The deploy pipeline that does not page you at 3am
A good deploy pipeline is boring on purpose: small changes, fast rollbacks, and enough observability to know what broke before a customer tells you.
The best compliment a deploy pipeline can get is that nobody thinks about it. It runs, it’s fast, it rolls back cleanly, and it doesn’t wake anyone up. Getting there isn’t about exotic tooling. It’s about a handful of boring decisions made early and kept.
Small changes, often
The single biggest predictor of a calm on-call rotation is the size of your deploys. Big, infrequent releases bundle ten changes together, so when something breaks you get to bisect ten suspects at 3am.
Ship small. A change that touches one thing is a change you can reason about, roll back, and forget. “Deploy on every merge to main” sounds scary until you realise it’s the thing that makes each deploy boring.
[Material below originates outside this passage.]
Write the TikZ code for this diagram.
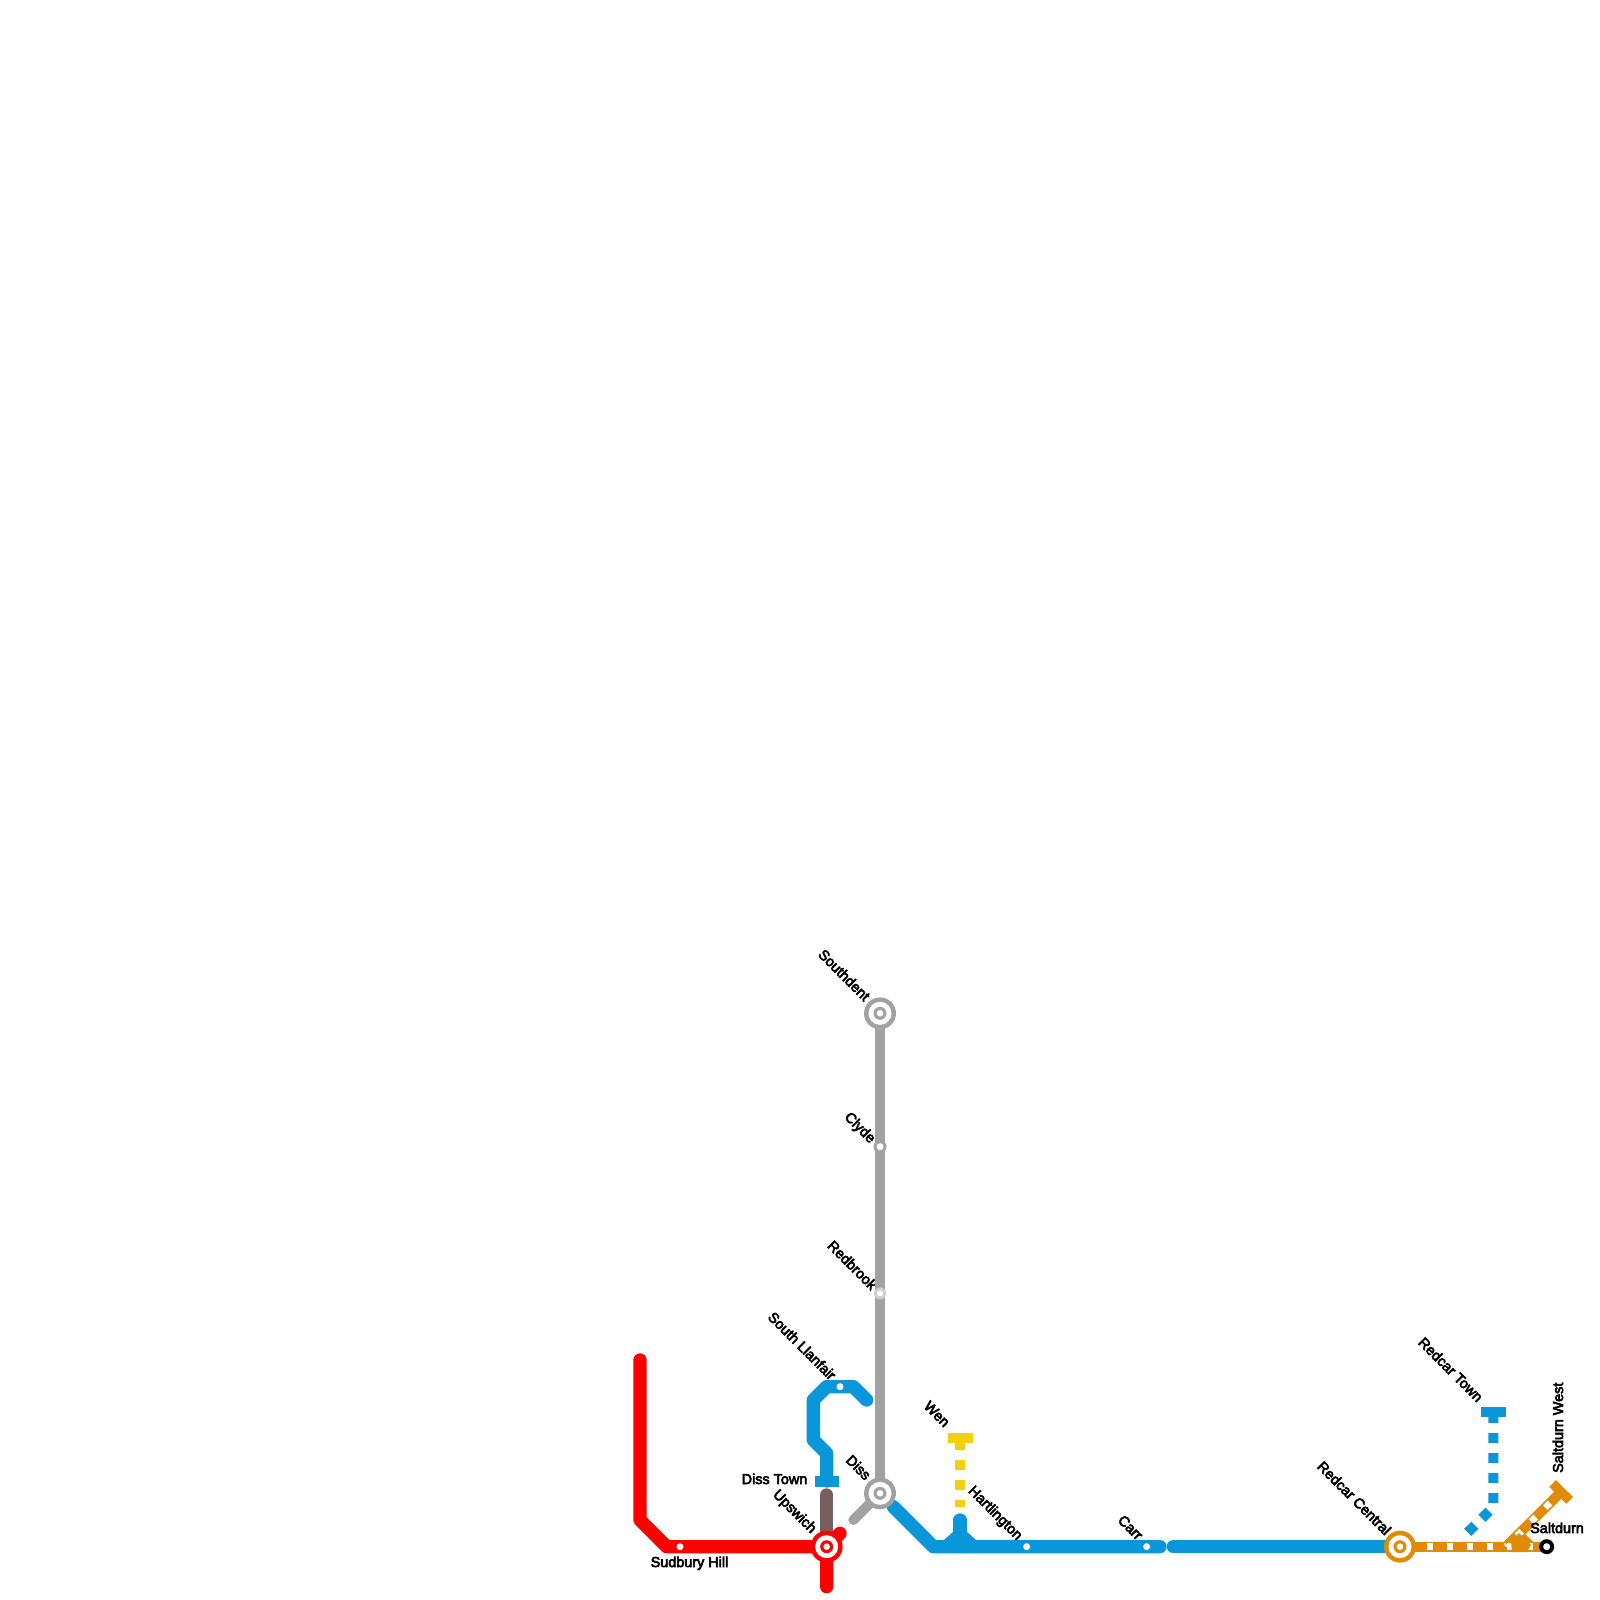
\documentclass[tikz,border=0pt]{standalone}
\usepackage{fontspec}
\setmainfont[FakeBold=4]{Liberation Sans}
\definecolor{lred}{HTML}{FF0000}
\definecolor{lblue}{HTML}{0A97D9}
\definecolor{lgrey}{HTML}{A2A2A2}
\definecolor{lbrown}{HTML}{795E5E}
\definecolor{lyellow}{HTML}{F2CF13}
\definecolor{lorange}{HTML}{E08A05}
\tikzset{
 x=1pt,y=-1pt,
 lbl/.style={inner sep=0pt,font=\fontsize{14.4}{14.4}\selectfont,text=black},
 dl/.style={lbl,rotate=-45,anchor=base east},
 thick line/.style={line width=13.33pt,line cap=round,line join=round},
 mid line/.style={line width=10pt,line cap=round,line join=round},
 dash line/.style={line width=10pt,dash pattern=on 10pt off 10pt},
 inset/.style={line width=6.67pt,white,dash pattern=on 6.67pt off 13.33pt},
 dot/.style={circle,fill=white,inner sep=0pt,minimum size=7pt},
}
\newcommand{\bigstation}[3]{%
 \node[circle,fill=#2,inner sep=0pt,minimum size=32pt] (#1) at #3 {};
 \fill[white] (#1.center) circle[radius=11.5pt];
 \fill[#2] (#1.center) circle[radius=6.5pt];
 \fill[white] (#1.center) circle[radius=3.3pt];
}
\begin{document}
\begin{tikzpicture}
\useasboundingbox (0,0) rectangle (1600,1600);
\coordinate (rs) at (640,1360); \coordinate (r1) at (640,1520); \coordinate (r2) at (666.67,1546.67);
\coordinate (up) at (826.67,1546.67); \coordinate (rd) at (826.67,1586.67); \coordinate (rne) at (840,1533.33);
\coordinate (bs) at (866.67,1400); \coordinate (b1) at (853.33,1386.67); \coordinate (b2) at (826.67,1386.67);
\coordinate (b3) at (813.33,1400); \coordinate (b4) at (813.33,1440); \coordinate (b5) at (826.67,1453.33);
\coordinate (dt) at (826.67,1481);
\coordinate (sd) at (880,1013.33); \coordinate (di) at (880,1493.33); \coordinate (gs) at (853.33,1520);
\coordinate (b6) at (893.33,1506.67); \coordinate (b7) at (933.33,1546.67); \coordinate (b8) at (1160,1546.67);
\coordinate (b9) at (1173.33,1546.67); \coordinate (rc) at (1400,1546.67);
\coordinate (sa) at (1546.67,1546.67); \coordinate (sw) at (1561,1492); \coordinate (oj) at (1506,1546.67);
% labels
\node[dl] (lsd) at (864,1002) {Southdent};
\node[dl] (lcl) at (870,1144) {Clyde};
\node[dl] (lrb) at (871,1291) {Redbrook};
\node[dl] (lsl) at (830,1381) {South Llanfair};
\node[dl] (ldi) at (865,1481) {Diss};
\node[dl] (lup) at (811,1534) {Upswich};
\node[dl] (lwe) at (944,1428) {Wen};
\node[dl] (lha) at (1017,1541) {Hartlington};
\node[dl] (lca) at (1137,1541) {Carr};
\node[dl] (lrc) at (1385,1536) {Redcar Central};
\node[dl] (lrt) at (1477,1403) {Redcar Town};
% grey
\draw[lgrey,mid line,line cap=butt] (sd) -- (di);
\draw[lgrey,mid line] (di) -- (gs);
% red
\draw[lred,thick line] (rs) -- (r1) -- (r2) -- (up) -- (rd);
\draw[lred,thick line] (up) -- (rne);
% brown
\draw[lbrown,thick line] (826.67,1495) -- (up);
% blue
\draw[lblue,thick line] (bs) -- (b1) -- (b2) -- (b3) -- (b4) -- (b5) -- (dt);
\draw[lblue,line width=11pt] (815,1481) -- (839,1481);
\draw[lblue,thick line] (b6) -- (b7) -- (b8);
\draw[lblue,thick line] (b9) -- (rc);
\draw[lblue,thick line] (960,1520) -- (960,1546.67);
\fill[lblue] (944,1540) -- (955,1530) -- (965,1530) -- (976,1540) -- (976,1546) -- (944,1546) -- cycle;
% yellow
\draw[lyellow,dash line] (960,1440) -- (960,1507);
\draw[lyellow,line width=10pt] (948,1438) -- (972.5,1438);
% redcar town
\draw[lblue,dash line] (1493.33,1413) -- (1493.33,1507) -- (1467,1533);
\draw[lblue,line width=10pt] (1481,1411.5) -- (1506,1411.5);
% orange
\draw[lorange,line width=10pt] (rc) -- (sa);
\draw[lorange,line width=10pt] (oj) -- (sw);
\draw[lorange,line width=10pt] (1518.5,1534.5) -- (1531,1546.67);
\draw[inset] (1426.67,1546.67) -- (sa);
\draw[inset] (1550,1503) -- (oj);
\fill[lorange] (1511,1541) -- (1519,1533) -- (1531,1545) -- (1527,1552) -- (1512,1552) -- cycle;
\draw[lorange,line width=9.5pt] (1552.5,1483.5) -- (1569.7,1500.3);
% stations
\node[dot] (nsu) at (680,1546.67) {};
\node[dot] (nsl) at (840,1386.67) {};
\node[dot] (nha) at (1026.67,1546.67) {};
\node[dot] (nca) at (1146.67,1546.67) {};
\node[circle,fill=lgrey,inner sep=0pt,minimum size=13pt] (ncl) at (880,1146.67) {};
\node[dot] (ncl2) at (880,1146.67) {};
\node[circle,fill=lgrey!50,inner sep=0pt,minimum size=12pt] (nrb) at (880,1293.33) {};
\node[dot,minimum size=6pt] (nrb2) at (880,1293.33) {};
\bigstation{nsd}{lgrey}{(sd)}
\bigstation{ndi}{lgrey}{(di)}
\bigstation{nup}{lred}{(up)}
\bigstation{nrc}{lorange}{(rc)}
\node[circle,fill=black,inner sep=0pt,minimum size=15pt] (nsa) at (sa) {};
\node[dot] (nsa2) at (sa) {};
% top labels
\node[lbl,anchor=base west] (lsu) at (650.5,1567) {Sudbury Hill};
\node[lbl,anchor=base west] (ldt) at (741.5,1484) {Diss Town};
\node[lbl,anchor=base west] (lsa) at (1530,1533) {Saltdurn};
\node[lbl,anchor=base west,rotate=90] (lsw) at (1563,1473) {Saltdurn West};
\end{tikzpicture}
\end{document}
The pipeline is just scripts you can read
We’ve inherited pipelines built from four tools stitched together with custom YAML DSLs that nobody on the team fully understood. When they broke, the team was helpless.
Our default is the opposite: CI is GitHub Actions calling shell scripts you can run on your laptop.
# deploy.sh — the whole thing fits in your head
set -euo pipefail
./scripts/build.sh
./scripts/migrate.sh # forward-only, tested, reversible
./scripts/health-check.sh # fail loudly before we shift traffic
./scripts/promote.sh # shift traffic, keep the old version warmIf a step fails, you can run that one script by hand and see exactly what happened. No magic, no proprietary debugger.
Rollback is a feature, not an incident
Ask a team “how do you roll back?” and the answer tells you everything. If it’s “we revert the commit and wait for a fresh build,” your rollback is measured in tens of minutes — during an outage.
Keep the previous version deployable and one command away:
- Immutable build artifacts tagged by commit SHA.
- The previous version kept warm so traffic can shift back instantly.
- Database migrations that are forward-only and backward-compatible, so rolling back code never strands you against a schema it can’t read.
That last point is where most rollbacks actually fail. Decouple the deploy from the migration: ship the migration first, make sure old code still works against the new schema, then ship the code.
Observability is part of the deliverable
You can’t roll back what you can’t see. Before a feature is “done,” it has:
- Structured logs with a request ID you can trace end to end.
- A few metrics that matter — error rate, latency, and a business signal (orders, signups, whatever the feature exists to produce).
- One alert that means something. Alert on symptoms users feel (error rate, latency), not causes (CPU at 80%). An alert nobody acts on is just noise training your team to ignore the next one.
This isn’t “phase two.” A feature without observability is a feature you’re flying blind on the moment it ships.
The boring setup, in order
If you’re standing up a pipeline this week:
- Deploy on merge to main, automatically.
- One readable deploy script, runnable locally.
- Immutable artifacts and a one-command rollback.
- Forward-only, backward-compatible migrations, deployed separately from code.
- Structured logs with a trace ID.
- One symptom-based alert wired to the channel your on-call actually watches.
None of this is novel. That’s the point. The reward for a boring pipeline is that the exciting part of your week is the product, not the infrastructure.